To some extent this is good and fosters a spirit of healthy debate, but in this case, it's out of place. This is an extremely sad event, and we don't need to be picking apart this girl's achievements while we should be mourning her passing, whatever her gender may be. Whether or not a Microsoft certification is a fantastic achievement at whatever age, this girl represents all the qualities that we should be encouraging in young people everywhere, and it's horrifying to see people try to diminish that.
It's always a tragedy when a 16 year old dies; it's even more upsetting when they were on such a promising trajectory. We should be sad about this without reservation, not questioning whether her path was provably remarkable enough to be worth talking about.
I always get yelled at by my parents because I do a lot of computer programming instead of studying.
There's minimal encouragement in this society and I've seen parents pushing kids to get into CS because it pays. Environment has lot to do in making a "genius". And maybe that's why we have crappy programmers here, in India, and the deviants are pulled into the stereotype.
Assuming Pakistan is similar to India, this girl programming at such a young age is definitely a great deal. I don't think people in the first world nations understand this.

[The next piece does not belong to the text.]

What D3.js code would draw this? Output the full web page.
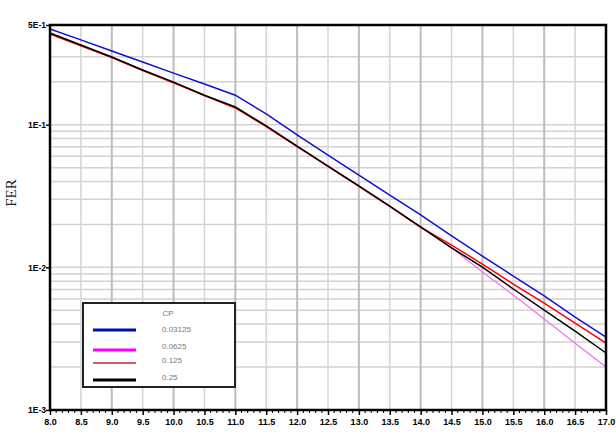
<!DOCTYPE html>
<html>
<head>
<meta charset="utf-8">
<script src="https://cdn.jsdelivr.net/npm/d3@7"></script>
<style>
  body { margin: 0; background: #fff; }
  svg { display: block; }
</style>
</head>
<body>
<svg width="616" height="435"></svg>
<script>
// SNR (dB) on x axis
var snr = [8.0, 8.5, 9.0, 9.5, 10.0, 10.5, 11.0, 11.5, 12.0, 12.5, 13.0, 13.5, 14.0, 14.5, 15.0, 15.5, 16.0, 16.5, 17.0];
var xTickLabels = ["8.0", "8.5", "9.0", "9.5", "10.0", "10.5", "11.0", "11.5", "12.0", "12.5", "13.0", "13.5", "14.0", "14.5", "15.0", "15.5", "16.0", "16.5", "17.0"];
// FER for each CP value
var fer003125 = [0.469, 0.393, 0.329, 0.275, 0.230, 0.193, 0.161, 0.119, 0.0847, 0.0613, 0.0444, 0.0321, 0.0233, 0.0166, 0.0120, 0.00869, 0.0063, 0.00448, 0.00324];
var fer00625 = [0.437, 0.360, 0.297, 0.241, 0.198, 0.161, 0.132, 0.0975, 0.0705, 0.0512, 0.0371, 0.0268, 0.0191, 0.0137, 0.00927, 0.0064, 0.00434, 0.00294, 0.0020];
var fer0125 = [0.432, 0.358, 0.296, 0.240, 0.197, 0.160, 0.131, 0.097, 0.0702, 0.0510, 0.0370, 0.0268, 0.0191, 0.01433, 0.01055, 0.00764, 0.00561, 0.00406, 0.00294];
var fer025 = [0.439, 0.362, 0.298, 0.242, 0.199, 0.161, 0.133, 0.098, 0.0708, 0.0513, 0.0372, 0.0269, 0.0192, 0.0137, 0.01005, 0.00705, 0.00501, 0.00357, 0.00251];
var cpLabels = ["0.03125", "0.0625", "0.125", "0.25"];
var yTickValues = [5e-1, 1e-1, 1e-2, 1e-3];
var yTickLabels = ["5E-1", "1E-1", "1E-2", "1E-3"];

var svg = d3.select("svg");
var marge = { top: 25, bottom: 410, left: 50, right: 606 };

var x = d3.scaleLinear().domain([8, 17]).range([marge.left, marge.right]);
var y = d3.scaleLog().domain([1e-3, 5e-1]).range([marge.bottom, marge.top]);

// 网格
var grid = svg.append("g");
var minorY = [];
[1e-3, 1e-2, 1e-1].forEach(function (d) {
  for (var k = 1; k <= 9; k++) {
    var v = d * k;
    if (v < 0.49 && !(d == 1e-1 && k == 4)) minorY.push(v);
  }
});
grid.selectAll(".hg")
  .data(minorY)
  .enter().append("line")
  .attr("x1", marge.left).attr("x2", marge.right)
  .attr("y1", function (d) { return y(d); })
  .attr("y2", function (d) { return y(d); })
  .attr("stroke", "#d2d2d2")
  .attr("stroke-width", 1.5);
grid.selectAll(".vg")
  .data(snr.slice(1, -1))
  .enter().append("line")
  .attr("y1", marge.top).attr("y2", marge.bottom)
  .attr("x1", function (d) { return x(d); })
  .attr("x2", function (d) { return x(d); })
  .attr("stroke", function (d) { return d % 1 == 0 ? "#bdbdbd" : "#d4d4d4"; })
  .attr("stroke-width", function (d) { return d % 1 == 0 ? 2 : 1.5; });

// 曲线
var series = [
  { values: fer00625, color: "#f070f0", width: 1.2 },
  { values: fer0125, color: "#ff0000", width: 1.5 },
  { values: fer025, color: "#000000", width: 1.5 },
  { values: fer003125, color: "#1010d0", width: 1.5 }
];
var line = d3.line()
  .x(function (d, i) { return x(snr[i]); })
  .y(function (d) { return y(d); });
svg.selectAll(".curve")
  .data(series)
  .enter().append("path")
  .attr("d", function (d) { return line(d.values); })
  .attr("fill", "none")
  .attr("stroke", function (d) { return d.color; })
  .attr("stroke-width", function (d) { return d.width; });

// 坐标轴
var xAxis = d3.axisBottom(x)
  .tickValues(snr)
  .tickSize(5)
  .tickFormat(function (d, i) { return xTickLabels[i]; });
var gx = svg.append("g")
  .attr("transform", "translate(0," + marge.bottom + ")")
  .call(xAxis);
gx.select(".domain").remove();
gx.selectAll("line").attr("stroke", "#000").attr("stroke-width", 1.5);
gx.selectAll("text")
  .attr("y", 9)
  .attr("dy", "0.71em")
  .style("font-family", "Liberation Sans, Arial, sans-serif")
  .style("font-size", "9px")
  .style("font-weight", "bold")
  .attr("fill", "#000");

var minorX = d3.range(80, 171, 1).map(function (d) { return d / 10; })
  .filter(function (d) { return Math.round(d * 10) % 5 != 0; });
svg.append("g").selectAll("line")
  .data(minorX)
  .enter().append("line")
  .attr("x1", function (d) { return x(d); })
  .attr("x2", function (d) { return x(d); })
  .attr("y1", marge.bottom).attr("y2", marge.bottom + 3)
  .attr("stroke", "#000")
  .attr("stroke-width", 1);

var yAxis = d3.axisLeft(y)
  .tickValues(yTickValues)
  .tickSize(4)
  .tickFormat(function (d, i) { return yTickLabels[i]; });
var gy = svg.append("g")
  .attr("transform", "translate(" + marge.left + ",0)")
  .call(yAxis);
gy.select(".domain").remove();
gy.selectAll("line").attr("stroke", "#000").attr("stroke-width", 1.5);
gy.selectAll("text")
  .attr("x", -4)
  .style("font-family", "Liberation Sans, Arial, sans-serif")
  .style("font-size", "8.5px")
  .style("font-weight", "bold")
  .attr("fill", "#000");

// 外框
svg.append("rect")
  .attr("x", marge.left).attr("y", marge.top)
  .attr("width", marge.right - marge.left).attr("height", marge.bottom - marge.top)
  .attr("fill", "none")
  .attr("stroke", "#000")
  .attr("stroke-width", 2.5);

svg.append("text")
  .attr("transform", "translate(16,193) rotate(-90)")
  .attr("text-anchor", "middle")
  .style("font-family", "Liberation Serif, Times New Roman, serif")
  .style("font-size", "15px")
  .attr("fill", "#222")
  .text("FER");

// 图例
var lg = svg.append("g");
lg.append("rect")
  .attr("x", 83).attr("y", 303)
  .attr("width", 152).attr("height", 84)
  .attr("fill", "#fff")
  .attr("stroke", "#222")
  .attr("stroke-width", 2);
lg.append("text")
  .attr("x", 168).attr("y", 316)
  .attr("text-anchor", "middle")
  .style("font-family", "Liberation Sans, Arial, sans-serif")
  .style("font-size", "8px")
  .attr("fill", "#777")
  .text("CP");
var legendItems = [
  { label: cpLabels[0], color: "#0010b0", width: 3, ly: 330, ty: 332 },
  { label: cpLabels[1], color: "#ff00ff", width: 3, ly: 350, ty: 349 },
  { label: cpLabels[2], color: "#d06060", width: 2, ly: 363, ty: 363 },
  { label: cpLabels[3], color: "#000000", width: 3, ly: 380, ty: 380 }
];
var items = lg.selectAll(".item")
  .data(legendItems)
  .enter().append("g");
items.append("line")
  .attr("x1", 93).attr("x2", 136)
  .attr("y1", function (d) { return d.ly; })
  .attr("y2", function (d) { return d.ly; })
  .attr("stroke", function (d) { return d.color; })
  .attr("stroke-width", function (d) { return d.width; });
items.append("text")
  .attr("x", 162)
  .attr("y", function (d) { return d.ty; })
  .style("font-family", "Liberation Sans, Arial, sans-serif")
  .style("font-size", "8px")
  .attr("fill", "#777")
  .text(function (d) { return d.label; });
</script>
</body>
</html>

Even if you were a nine year old girl in Pakistan having written something that people here would recognize as valuable, something like writing a url parsing module in node.js, would you post a comment questioning her achievements? Think back when you were nine, wouldn't you have loved to hear about her? I remember that when I was nine and starting programming, I had heard a terrible hard time grasping simple BASIC programs. I went on to become a fairly capable developer, and event got my share of overblown headlines at 16. Nothing bugs me about a girl getting the same, and being so incredibly much wiser and inspirational than I was. Writing a calculator in C# at 9, studying for an exam that adults take, and then being incredibly intelligent and sensible about it is a big achievement.
There are all these threads about CS education, codeacademy, etc... on here. Well that is what they are all about.
What bothers me even more is people going all free speech when someone is questioning their post. Seriously? In their place, I would start questioning what compelled me to write such a post, and why this story caught my interest so much as to write a comment saying that earning an MCP is not worth mentioning.
HN is going to be the typical IT community: big egos fighting against each other to show off their smartness.
If now a young girl is called a genius, then they can't resist to nitpick, because they feel overlooked in their megalomania, they should deserve this title.
But that doesn't mean we can't understand this drive to discuss the details, fight our little demons, and raise our heads to look at the forest instead of the trees.
This girl, in her short life, accomplished more than many of us ever will. Her loss at this age is tragic, but even more tragic is the loss of what she would have become. We need more people like her.